Son successeur, Sam Stourdzé, 41 ans, vient d’être annoncé. Cet ancien pensionnaire de la Villa Médicis et actuel directeur du Musée de l’Élysée de Lausanne annonce la couleur dans une interview donnée au Monde le 17 avril 2014 : “Arles doit continuer à être le festival des photographes”, précise-t-il, en affichant sa volonté de renouvellement en “travaillant de manière plus expérimentale”. Mais le tropisme avec Maja Hoffmann reste entier, le président des Rencontres Jean-Noël Jeanneney soulignant que “Sam saura, j’en suis sûr, être avec elle dans une proximité distante”.
Les rencontres d’Arles se poursuivent
La 45e édition des Rencontres, qui se déroulera du 7 juillet au 21 septembre 2014, a donc des allures de chant du cygne : pour Hervé Schiavetti, vice-président des Rencontres et maire PC d’Arles qui vient d’être reconduit dans ses fonctions, “c’est une ère qui s’achève”. Rien d’étonnant à ce que François Hébel intitule le programme de cette année Parade car, comme il le précise, “c’est le dernier défilé avant de plier le chapiteau”. Il promet “un gigantesque cabinet de curiosités” : l’ambiance sera à la nostalgie, et ce d’autant que l’un des fondateurs de ce festival, le photographe Lucien Clergue, 79 ans, sera au rendez-vous.

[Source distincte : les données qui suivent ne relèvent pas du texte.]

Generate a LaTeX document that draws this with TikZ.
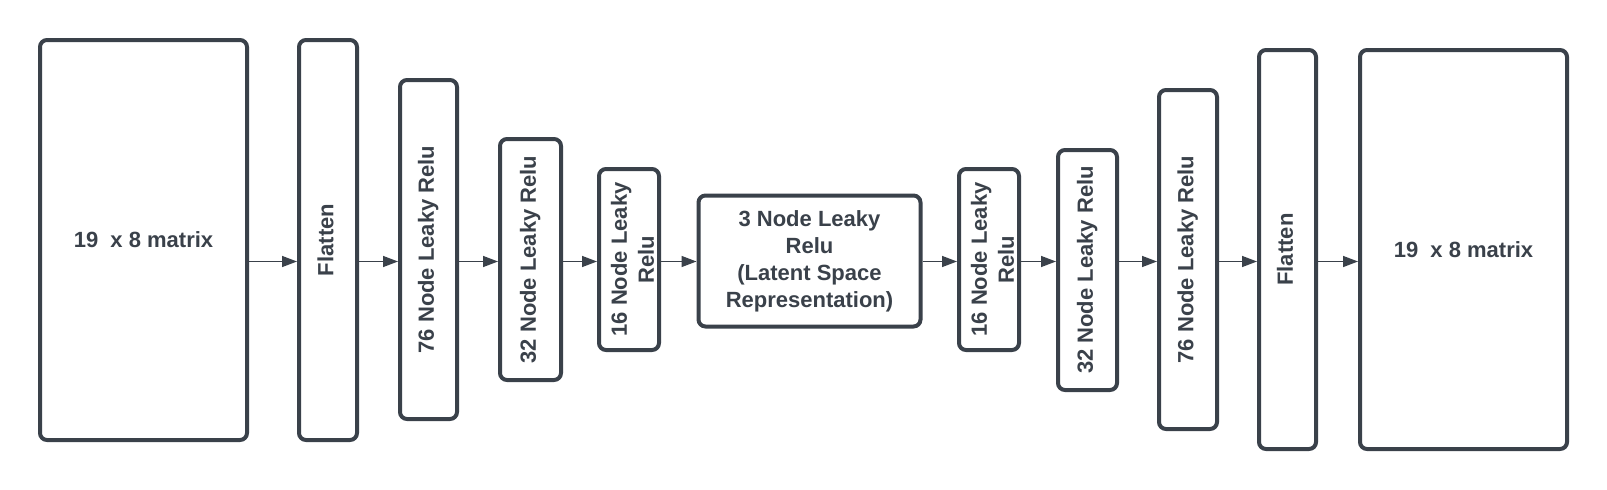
\documentclass[tikz,border=0pt]{standalone}
\usepackage{fontspec}
\setmainfont{Liberation Sans}
\usepackage{graphicx}
\usetikzlibrary{arrows.meta}
\definecolor{ink}{HTML}{3A414A}
\newcommand{\vtext}[1]{\rotatebox{90}{\begin{tabular}{@{}c@{}}#1\end{tabular}}}
\newcommand{\vshift}[1]{\makebox[40pt]{\hspace*{12pt}\vtext{#1}}}
\begin{document}
\begin{tikzpicture}[x=1pt,y=-1pt,
  blk/.style={draw=ink, line width=4pt, rounded corners=7pt, inner sep=0pt, text=ink,
    font=\bfseries\fontsize{22}{27}\selectfont, align=center},
  arr/.style={draw=ink, line width=1.4pt, -{Triangle[length=15pt,width=11pt]}}]
\useasboundingbox (0,0) rectangle (1607,490);
\fill[white] (0,0) rectangle (1607,490);
\coordinate (ay) at (0,261.5);
\node[blk, minimum width=207pt, minimum height=400pt] (m1) at (143.5,240) {19~~x 8 matrix};
\node[blk, minimum width=58pt, minimum height=400pt] (f1) at (328,240) {\vtext{Flatten}};
\node[blk, minimum width=57pt, minimum height=339pt] (e76) at (428.5,249.5) {\vtext{76 Node Leaky Relu}};
\node[blk, minimum width=61pt, minimum height=241pt] (e32) at (530.5,259.5) {\vtext{32 Node Leaky Relu}};
\node[blk, minimum width=60pt, minimum height=181pt] (e16) at (629,259.5) {\vshift{16 Node Leaky\\Relu}};
\node[blk, minimum width=222pt, minimum height=131pt] (lat) at (809.5,261) {3 Node Leaky\\Relu\\(Latent Space\\Representation)};
\node[blk, minimum width=60pt, minimum height=181pt] (d16) at (989,259.5) {\vshift{16 Node Leaky\\Relu}};
\node[blk, minimum width=59pt, minimum height=240pt] (d32) at (1087.5,270) {\vtext{32 Node Leaky Relu}};
\node[blk, minimum width=58pt, minimum height=339pt] (d76) at (1188,259.5) {\vtext{76 Node Leaky Relu}};
\node[blk, minimum width=57pt, minimum height=399pt] (f2) at (1287.5,249.5) {\vtext{Flatten}};
\node[blk, minimum width=207pt, minimum height=399pt] (m2) at (1463.5,249.5) {19~~x 8 matrix};
\draw[arr] (m1.east |- ay) -- (f1.west |- ay);
\draw[arr] (f1.east |- ay) -- (e76.west |- ay);
\draw[arr] (e76.east |- ay) -- (e32.west |- ay);
\draw[arr] (e32.east |- ay) -- (e16.west |- ay);
\draw[arr] (e16.east |- ay) -- (lat.west |- ay);
\draw[arr] (lat.east |- ay) -- (d16.west |- ay);
\draw[arr] (d16.east |- ay) -- (d32.west |- ay);
\draw[arr] (d32.east |- ay) -- (d76.west |- ay);
\draw[arr] (d76.east |- ay) -- (f2.west |- ay);
\draw[arr] (f2.east |- ay) -- (m2.west |- ay);
\end{tikzpicture}
\end{document}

Cette année, une partie des Rencontres se déroulera faute de mieux dans les anciens locaux du siège du Crédit Agricole enjolivé pour l’occasion, un lieu qui a pour lui deux avantages: son emplacement, boulevard des Lices, et son équipement, avec ascenseurs et climatisation.
Les commémorations en rapport avec 1914 auront la part belle, avec l’exposition sous l’égide du photographe Raymond Depardon, intitulée 40000 monuments aux morts pour 1 350 000 morts, qui rassemblera ses clichés de monuments aux morts. Cette exposition se veut participative : tous seront invités à envoyer leurs propres photos de monuments aux morts. D’autres inédits se succèderont, avec entre autres David Bailey, qui n’avait pas exposé en France depuis 30 ans, Vincent Perez, qui révèle un talent peu connu, ou encore Denis Rouvre, qui boucle un tour de France de portraits. (Retrouvez ici l’intégralité du programme.)
Et pour clore le tout, François Hébel souhaite un grand bal avec “la troupe” et les spectateurs place du Forum. Afin de tourner la page en beauté.